- According to a report on Healthcare Information and Management Systems Society (HIMSS), on January 28, 2015, the Colorado House of Representatives passed a bill to allow private insurers to reimburse telemedicine services without the requirement for the patient to be in a rural area.
“Starting January 1, 2016, the bill removes the population restrictions and precludes a health benefit plan from requiring in-person care delivery when telemedicine is appropriate, regardless of the geographic location of the health care provider and the recipient of care,” the bill states.
A report from the Colorado Hospital Association indicated that in a hearing with the House Health, Insurance and Environment Committee the bill passed unanimously at 13-0.
“People in rural communities are accustomed to driving long distances for health care, but they shouldn’t be forced to do so if there are other options available,” said House Representative, Perry Buck (R-Windsor) in a report on Colorado House Republicans. “I am pleased this committee unanimously passed this bill that will help rural residents save time and money by utilizing the modern convenience of tele-health care technology.”
Currently, the law doesn’t require Colorado health care plans to reimburse telemedicine service for a beneficiary who lives in a country with a population of 150,000 or fewer.
Other states have been working similar bills through legislation. Montana passed a law for provider coverage of telemed services in January 2014 and Ohio passed a similar bill in February 2014. In May 2014, Alaska passed House Bill 281, which extended coverage of telemedicine services to patients in rural and urban areas. Most recently, in January 2015, New York passed a telehealth law to extend insurance coverage for remote care, and make it more affordable for beneficiaries.

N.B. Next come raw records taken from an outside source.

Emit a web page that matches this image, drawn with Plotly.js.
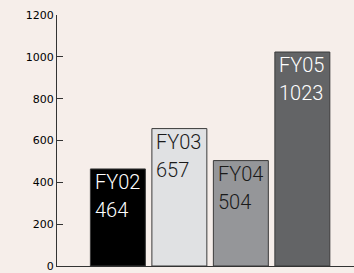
<!DOCTYPE html>
<html>
<head>
<meta charset="utf-8">
<script src="https://cdn.plot.ly/plotly-3.0.1.min.js"></script>
<style>html,body{margin:0;padding:0;background:#f6eeea;}#chart{width:354px;height:273px;}</style>
</head>
<body>
<div id="chart"></div>
<script>
const categories = ["FY02", "FY03", "FY04", "FY05"];
const values = [464, 657, 504, 1023];
const barColors = ["#000000", "#e0e1e3", "#959699", "#636466"];
const textColors = ["#ffffff", "#1a1a1a", "#1a1a1a", "#ffffff"];
const yTicks = [0, 200, 400, 600, 800, 1000, 1200];

const trace = {
  type: "bar",
  x: categories,
  y: values,
  marker: {color: barColors, line: {color: "#3a3a3a", width: 1}},
  hoverinfo: "none"
};

const labelFont = (i) => ({family: "Roboto, sans-serif", weight: 300, size: 20, color: textColors[i]});
const annotations = [];
categories.forEach((c, i) => {
  annotations.push({
    x: c, y: values[i], xref: "x", yref: "y", text: c,
    showarrow: false, xanchor: "left", yanchor: "top", yshift: 1, xshift: -25,
    font: labelFont(i)
  });
  annotations.push({
    x: c, y: values[i], xref: "x", yref: "y", text: String(values[i]),
    showarrow: false, xanchor: "left", yanchor: "top", yshift: -27, xshift: -25,
    font: labelFont(i)
  });
});

const layout = {
  width: 354, height: 273,
  margin: {l: 57, r: 0, t: 15, b: 7},
  paper_bgcolor: "#f6eeea", plot_bgcolor: "#f6eeea",
  showlegend: false,
  bargap: 0.106,
  xaxis: {
    type: "category", range: [-0.99, 3.84],
    showticklabels: false, ticks: "", showgrid: false, zeroline: false,
    showline: true, linecolor: "#333333", linewidth: 1
  },
  yaxis: {
    range: [0, 1200], tickvals: yTicks, ticktext: yTicks.map(String),
    ticks: "inside", ticklen: 6, tickcolor: "#333333", tickwidth: 1,
    showgrid: false, zeroline: false,
    showline: true, linecolor: "#333333", linewidth: 1,
    tickfont: {family: "DejaVu Sans, sans-serif", size: 11, color: "#000000"}
  },
  annotations: annotations
};

Plotly.newPlot("chart", [trace], layout, {staticPlot: true, displayModeBar: false});
</script>
</body>
</html>
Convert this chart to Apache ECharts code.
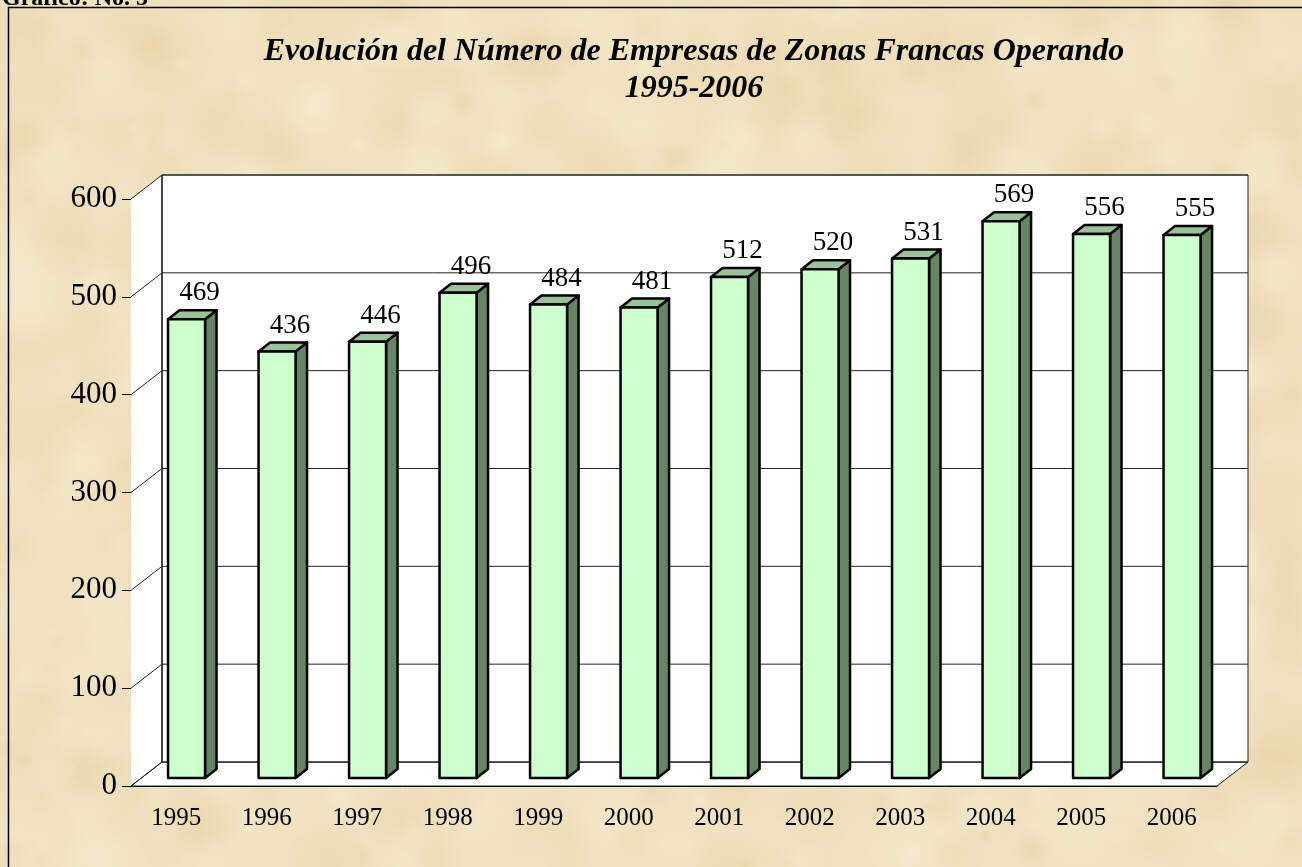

Multiple states still struggle with the use and implementation of telemedicine. A report on EHRIntelligence.com discussed the struggle that states have with telemedicine services as the demand for these services increase. Change seems bound to happen, but it can take time. The State medical board in Texas struggled with the wording of a face-to-face statute stirring a legal battle against a commercial telehealth provider. Meanwhile, Georgia still requires face-to-face interactions.